Though the building is listed at Grade II (rather than Grade II* or Grade I), the chancellor nevertheless proceeded on the basis of that it is of national rather than merely local importance, in line with the views of the DAC and the Victorian Society. Applying Re St Alkmund Duffield, a faculty was granted for a foyer to link extension on the north side of the church to the west end, a new west door, retention and movement of the font and an initially limited amount of external block paving.

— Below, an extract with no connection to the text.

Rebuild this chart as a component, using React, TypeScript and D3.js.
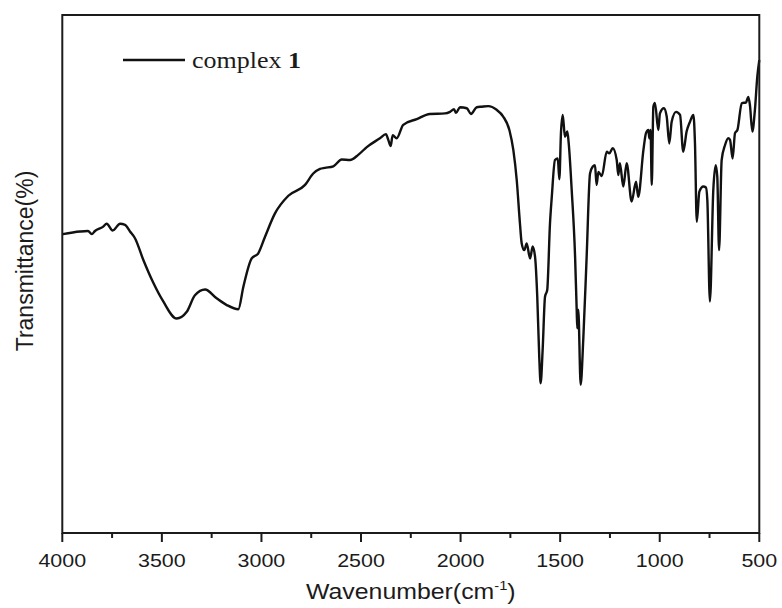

Not a lot of people know that…

In an article apparently unconnected with law and religion, the BBC’s “Does pressing the pedestrian crossing button actually do anything?” informed its readers

“Sometimes the reasons for a non-responsive button are not traffic-related. In 2012 Transport for London, (TfL), changed the pedestrian setting at Henlys Corner in north London after discussions with the Jewish community. [The Kinloss Finchley Synagogue is located to the north of the junction.] Orthodox Jews are not allowed to operate electronic machinery on the Sabbath. The change means that from sundown on Friday to sundown on Saturday the pedestrian crossing operates on an automated programme rather than via pressing the button.”

 So now you know.

And finally…

The European Convention on Human Rights came into force on 3 September 1953. Adam Wagner celebrates its sixtieth anniversary with a post on Why we would be mad to leave our European Convention on Human Rights. As you’ll see from the comments, not everyone agrees with him – but we certainly do.